Все стенды для испытания жидкостных реактивных двигателей в институте – временного типа, они не рассчитаны на испытания с тягой более 2500 кг. Состояние их такое, что они не обеспечивают надлежащего качества испытаний и безопасной работы персонала.

Приборное хозяйство и оборудование стендов несовершенно. Отсутствуют точные приборы контроля расхода горючего, приборы замера тяги двигателей и нет саморегистрирующей аппаратуры.

Из-за отсутствия производственной базы институт не может по-настоящему развернуть научно-исследовательские работы».

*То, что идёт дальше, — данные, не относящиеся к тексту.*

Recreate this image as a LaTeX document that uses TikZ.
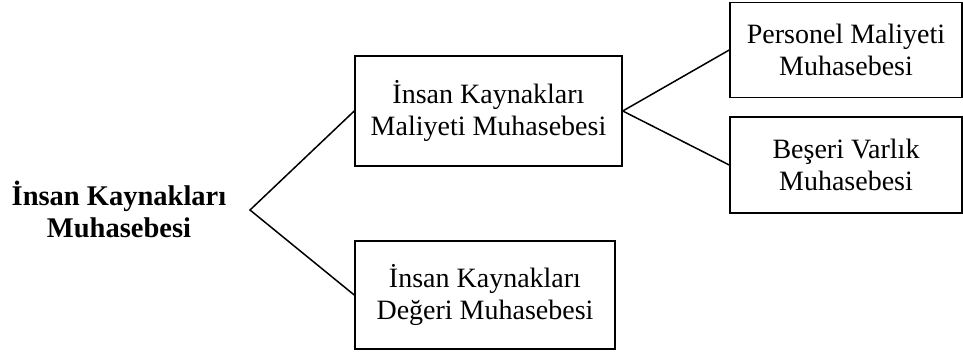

Вот так. Не больше, не меньше. И в ракетном НИИ – картина аналогичная. За 12 полных лет своей деятельности один из ведущих в стране научно-исследовательских институтов не создал для своих работ необходимой экспериментальной базы! И причина тому совсем не в недостатке финансирования, не в нехватке материальных средств, не в войне. Мы проверили по архивным материалам: денежные средства все годы существования РНИИ-НИИ-3-ГИРТ, в том числе в условиях войны, Правительством страны выделялись регулярно, причём немалые. На совершенствование экспериментальной базы целевым назначением тоже. И ЦИАМ выделялись, даже значительно бóльшие, чем в адрес РНИИ-НИИ-3-ГИРТ. И для ЦАГИ, и для ЛИИ (Лётно-исследовательского института), картина в которых выглядела в точности такой же. Основная причина в другом. Для её понимания отсылаем уважаемого Читателя к началу третьей части нашей статьи, к той её посылке, где сказано следующее. Что главнейшей задачей научно-инженерного сообщества и руководителей отраслеобразующих НИИ должно являться активное генерирование ими комплексных, наступательных предложений и программ развития по направлениям предметно ориентированного поиска с последующим формированием последовательности (алгоритмов и способов) решения приоритетных научно-прикладных и научно-инженерных задач. Так вот активного генерирования именно комплексных предложений и программ развития у нашего авиационно-ракетного научно-инженерного бомонда в довоенно-военное время как раз и не было. Таких предложений и программ, где наряду с предлагаемыми к реализации идеями и проектами рассматривались бы вопросы их одновременного (поэтапного) и всестороннего обеспечения, причём с наивысшим приоритетом инструментально-метрологического и экспериментального.